ExternalViewChangeListener not getting called randomly for big cluster size.
Describe the bug
We are having a few hundred listeners as spectators for the helix cluster and thousand+ of participants in the cluster. But when there is a change in the cluster, not all the listeners are getting called. sometimes, 5-10 are getting called, sometimes none, and the majority of the time all the spectators are getting called. Using ExternalViewChangeListener to register
The callback method onExternalViewChange
To Reproduce
Having a huge Cluster size affects the callback of the ExternalViewChangeListener
Expected behavior
All the spectators should get a callback for all the events.
Additional context
It spectators are unreliable because of this bug.
Hello @vaidhyanathan-ananthakrishnan-13 - can you elaborate on what is the size of the cluster, #resources etc this will help us simulate
@desaikomal Sorry wrongly closed the issue.
The size of the cluster is ~2500 instances and the listener is around ~1400. We are having two kinds of listener, one is 1400 another is ~100.
ExternalViewChangeListener is around ~1400 instances. but for that, This issue happening.
If I remember correctly, The same code base with the same cluster works fine, but over time, had to add a lot of instances, after some time started seeing this error. I am not 100% accurate about whether it worked perfectly fine before or not, but now days see a lot more issues.
@desaikomal
Does any known issue exist for this case? Or is it expected to add some kind of fallback mechanism for this(Not sure how to do it effectively without polling the state)?

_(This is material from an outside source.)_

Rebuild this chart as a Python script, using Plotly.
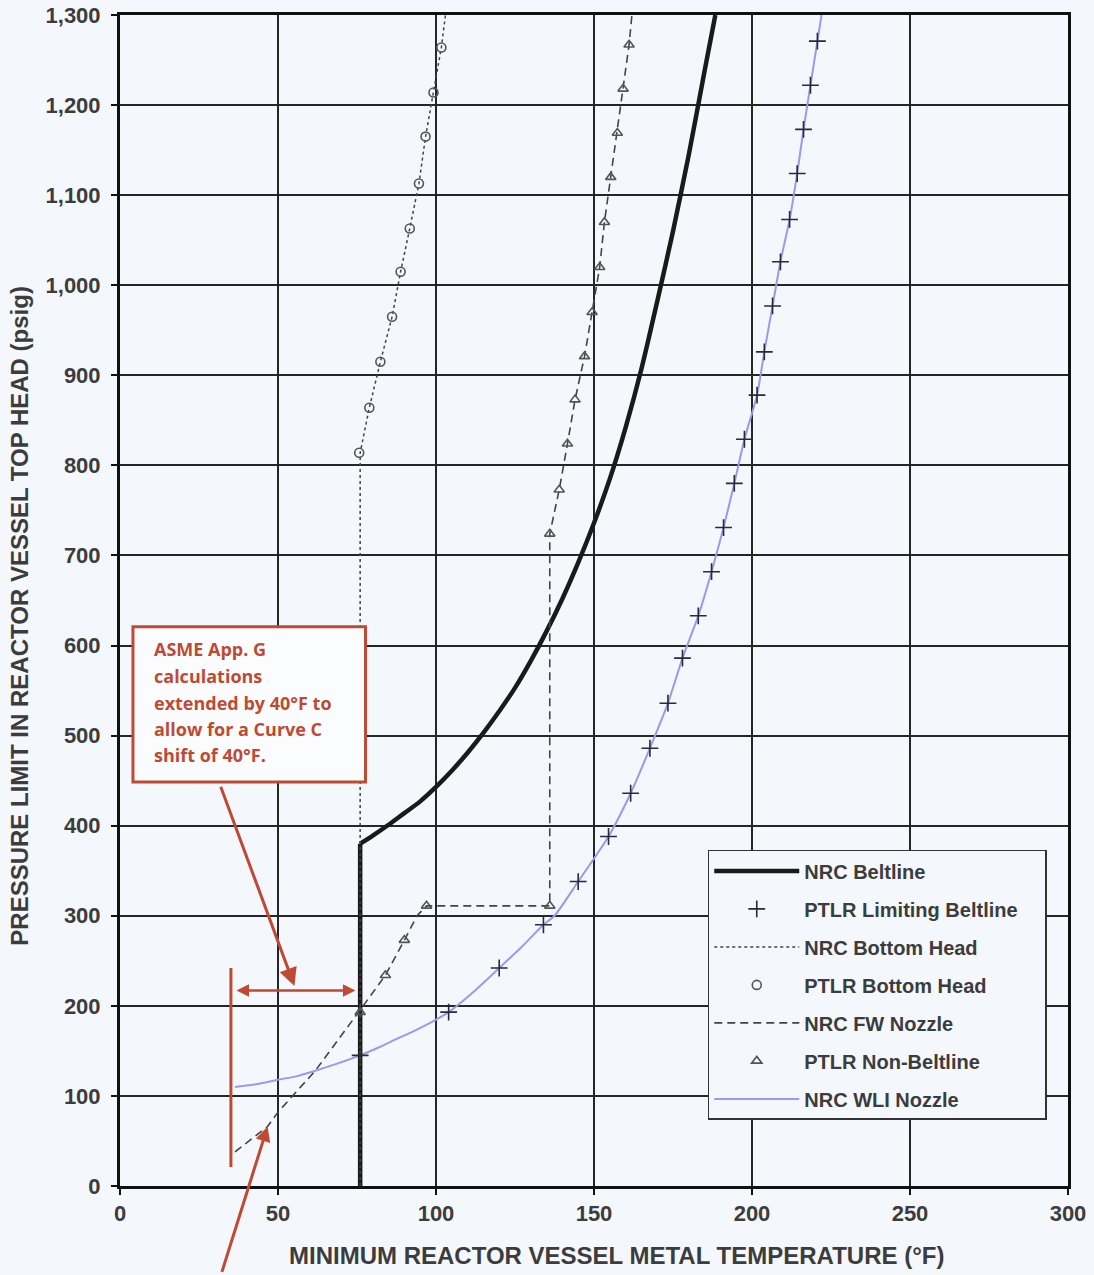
import plotly.graph_objects as go

# ---------------- data ----------------
# NRC Beltline (thick black)
belt_x = [76, 76, 80, 85, 90, 95, 100, 105, 110, 115, 120, 125, 130, 135, 140, 145, 150,
          155, 160, 165, 170, 175, 180, 185, 188.4]
belt_y = [0, 380, 389, 401, 414, 427, 443, 461, 481, 503, 527, 553, 583, 616, 652, 692, 736,
          785, 842, 907, 982, 1060, 1145, 1238, 1300]

# PTLR Limiting Beltline (+ markers)
ptlr_lb_x = [76, 104, 120, 134, 145, 154.6, 161.6, 167.7, 173.4, 178, 183, 187.2, 191, 194.4,
             197.6, 201.6, 203.9, 206.5, 209, 211.9, 214.3, 216.3, 218.5, 220.7]
ptlr_lb_y = [145, 193, 242, 290, 338, 388, 436, 486, 536, 586, 633, 682, 731, 780,
             829, 878, 926, 977, 1026, 1073, 1124, 1173, 1222, 1271]

# NRC Bottom Head (dotted)
bh_x = [76, 76, 78.9, 82.4, 86.1, 88.8, 91.7, 94.6, 96.7, 99.2, 101.7, 103]
bh_y = [0, 814, 864, 915, 965, 1015, 1063, 1113, 1165, 1214, 1264, 1300]

# PTLR Bottom Head (circles)
ptlr_bh_x = [75.7, 78.9, 82.4, 86.1, 88.8, 91.7, 94.6, 96.7, 99.2, 101.7]
ptlr_bh_y = [814, 864, 915, 965, 1015, 1063, 1113, 1165, 1214, 1264]

# NRC FW Nozzle (dashed)
fw_x = [36.4, 46.7, 50, 61.8, 75.5, 84, 90, 94, 97, 136, 136, 139, 141.6, 144, 147, 149.4,
        151.8, 153.3, 155.3, 157.4, 159.2, 161.1, 162]
fw_y = [38, 66, 82, 128, 193, 234, 273, 300, 311, 311, 724, 773, 824, 873, 921, 970,
        1020, 1070, 1120, 1169, 1218, 1267, 1300]

# PTLR Non-Beltline (triangles)
ptlr_nb_x = [76, 84, 90, 97, 136, 136, 139, 141.6, 144, 147, 149.4, 151.8, 153.3, 155.3,
             157.4, 159.2, 161.1]
ptlr_nb_y = [193, 234, 273, 311, 311, 724, 773, 824, 873, 921, 970, 1020, 1070, 1120,
             1169, 1218, 1267]

# NRC WLI Nozzle (lavender line)
wli_x = [36.4, 43, 50, 56, 61.8, 68, 76, 82, 87.4, 93, 98.6, 104, 112, 120, 127, 134, 137.5,
         145, 154.6, 161.6, 167.7, 173.4, 178, 183, 187.2, 191, 194.4, 197.6, 201.6, 203.9,
         206.5, 209, 211.9, 214.3, 216.3, 218.5, 220.7, 222]
wli_y = [110, 113, 118, 122, 128, 135, 145, 154, 163, 172, 182, 193, 216, 242, 265, 290, 300,
         338, 388, 436, 486, 536, 586, 633, 682, 731, 780, 829, 878, 926, 977, 1026, 1073,
         1124, 1173, 1222, 1271, 1300]

x_ticks = [0, 50, 100, 150, 200, 250, 300]
y_ticks = [0, 100, 200, 300, 400, 500, 600, 700, 800, 900, 1000, 1100, 1200, 1300]

x_title = "MINIMUM REACTOR VESSEL METAL TEMPERATURE (°F)"
y_title = "PRESSURE LIMIT IN REACTOR VESSEL TOP HEAD (psig)"

note_lines = ["ASME App. G", "calculations", "extended by 40°F to",
              "allow for a Curve C", "shift of 40°F."]

# ---------------- styles ----------------
BG = "#f4f7fb"
RED = "#bf4a33"
TXT = "#3c3c3c"
FONT = "Liberation Sans, Arial, sans-serif"
NB = "\u00a0"
BELT = dict(color="#1a1a1a", width=4.5)

fig = go.Figure()

# drawn first so the + markers sit on top of it; legendrank keeps legend order
fig.add_trace(go.Scatter(x=wli_x, y=wli_y, mode="lines", name="NRC WLI Nozzle",
                         legendrank=7, legendgroup="g7",
                         line=dict(color="#9a9ae6", width=2, shape="spline", smoothing=0.6)))
# beltline: vertical segment (sharp corner) + smooth curve
fig.add_trace(go.Scatter(x=belt_x[:2], y=belt_y[:2], mode="lines", name="NRC Beltline",
                         legendgroup="g1", showlegend=False, line=BELT))
fig.add_trace(go.Scatter(x=belt_x[1:], y=belt_y[1:], mode="lines", name="NRC Beltline",
                         legendrank=1, legendgroup="g1",
                         line=dict(BELT, shape="spline", smoothing=0.8)))
fig.add_trace(go.Scatter(x=ptlr_lb_x, y=ptlr_lb_y, mode="markers",
                         name="PTLR Limiting Beltline" + NB * 4,
                         legendrank=2, legendgroup="g2",
                         marker=dict(symbol="cross-thin", size=12, color="#2a2a3a",
                                     line=dict(color="#2a2a3a", width=1.6))))
fig.add_trace(go.Scatter(x=bh_x, y=bh_y, mode="lines", name="NRC Bottom Head",
                         legendrank=3, legendgroup="g3",
                         line=dict(color="#444444", width=1.5, dash="dot")))
fig.add_trace(go.Scatter(x=ptlr_bh_x, y=ptlr_bh_y, mode="markers", name="PTLR Bottom Head",
                         legendrank=4, legendgroup="g4",
                         marker=dict(symbol="circle-open", size=9, color="#555555",
                                     line=dict(color="#555555", width=1.6))))
fig.add_trace(go.Scatter(x=fw_x, y=fw_y, mode="lines", name="NRC FW Nozzle",
                         legendrank=5, legendgroup="g5",
                         line=dict(color="#444444", width=1.6, dash="8px,5px")))
fig.add_trace(go.Scatter(x=ptlr_nb_x, y=ptlr_nb_y, mode="markers", name="PTLR Non-Beltline",
                         legendrank=6, legendgroup="g6",
                         marker=dict(symbol="triangle-up-open", size=9, color="#555555",
                                     line=dict(color="#555555", width=1.6))))

axis_common = dict(showline=True, mirror=True, linecolor="#111111", linewidth=3,
                   showgrid=True, gridcolor="#262626", gridwidth=1.5, zeroline=False,
                   ticks="outside", ticklen=6, tickwidth=2, tickcolor="#111111",
                   automargin=False,
                   tickfont=dict(family=FONT, size=22, color=TXT, weight="bold"))

fig.update_xaxes(range=[0, 300], tickvals=x_ticks, **axis_common)
fig.update_yaxes(range=[0, 1300], tickvals=y_ticks, tickformat=",", ticklabelstandoff=6,
                 **axis_common)

fig.update_layout(
    width=1094, height=1275,
    margin=dict(l=120, r=26, t=15, b=89),
    paper_bgcolor=BG, plot_bgcolor=BG,
    legend=dict(x=0.62, y=0.287, xanchor="left", yanchor="top",
                bgcolor=BG, bordercolor="#333333", borderwidth=1.5,
                font=dict(family=FONT, size=20, color=TXT, weight="bold"),
                itemwidth=85, tracegroupgap=9, traceorder="grouped"),
    showlegend=True,
)

# axis titles (placed as annotations to match the reference's offsets)
fig.add_annotation(x=0.524, y=-0.059, xref="paper", yref="paper", text=x_title,
                   showarrow=False, xanchor="center", yanchor="middle",
                   font=dict(family=FONT, size=24, color=TXT, weight="bold"))
fig.add_annotation(x=-0.1055, y=0.487, xref="paper", yref="paper", text=y_title,
                   showarrow=False, xanchor="center", yanchor="middle", textangle=-90,
                   font=dict(family=FONT, size=24, color=TXT, weight="bold"))

# annotation box
fig.add_shape(type="rect", xref="x", yref="y", x0=4.1, x1=77.7, y0=448.6, y1=620.8,
              line=dict(color=RED, width=3), fillcolor="#fbfcfd", layer="above")
line_y = [596, 566, 536, 507, 478]
for t, yy in zip(note_lines, line_y):
    fig.add_annotation(x=10.2, y=yy, xref="x", yref="y", text=t, showarrow=False,
                       xanchor="left", yanchor="middle",
                       font=dict(family="Open Sans, Lato, sans-serif", size=18, color=RED,
                                 weight="bold"))

# diagonal arrow from box down to the double arrow
fig.add_annotation(x=55.2, y=222, ax=31.7, ay=445, xref="x", yref="y", axref="x", ayref="y",
                   text="", showarrow=True, arrowhead=2, arrowsize=1.2, arrowwidth=3,
                   arrowcolor=RED)
# horizontal double arrow (40 °F extension)
fig.add_annotation(x=74.5, y=217, ax=36.4, ay=217, xref="x", yref="y", axref="x", ayref="y",
                   text="", showarrow=True, arrowhead=2, startarrowhead=2,
                   arrowside="end+start", arrowsize=1, arrowwidth=2.5, arrowcolor=RED)
# vertical red bar at 35 °F
fig.add_shape(type="line", xref="x", yref="y", x0=35.1, x1=35.1, y0=21, y1=242,
              line=dict(color=RED, width=3))
# arrow from below the chart
fig.add_annotation(x=46.7, y=66, ax=32.1, ay=-97, xref="x", yref="y", axref="x", ayref="y",
                   text="", showarrow=True, arrowhead=2, arrowsize=1, arrowwidth=3,
                   arrowcolor=RED)

fig.write_html("out.html", config={"displayModeBar": False},
               post_script="document.body.style.margin='0px';")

not that i am aware of. i am relatively new and so not sure if others have seen this issue before.
@vaidhyanathan-ananthakrishnan-13 Yes, this has been observed, but it's more that even though the cluster state has been updated, we're sometimes missing the corresponding updates to ExternalView (aka ExternalView doesn't get updated properly), which would lead to ExternalViewChangeListener not getting called (Helix controller fails to update ExternalView properly). We have seen this in large-scale clusters.
We are tracking this issue, but feel free to add any findings or suggestions here.
Thanks, @narendly ,
I will try to find out why the ExternalView is not getting updated.
Meanwhile, as a workaround, Is there any way we can know about the cluster state deterministically from the spectator?
One thought, I had is to add the addLiveInstanceChangeListener and get the cluster state from the spectator, but I am not sure really sure how to get the cluster state without ExternalView, Any help here?
Or Is there any known workaround there for this ticket?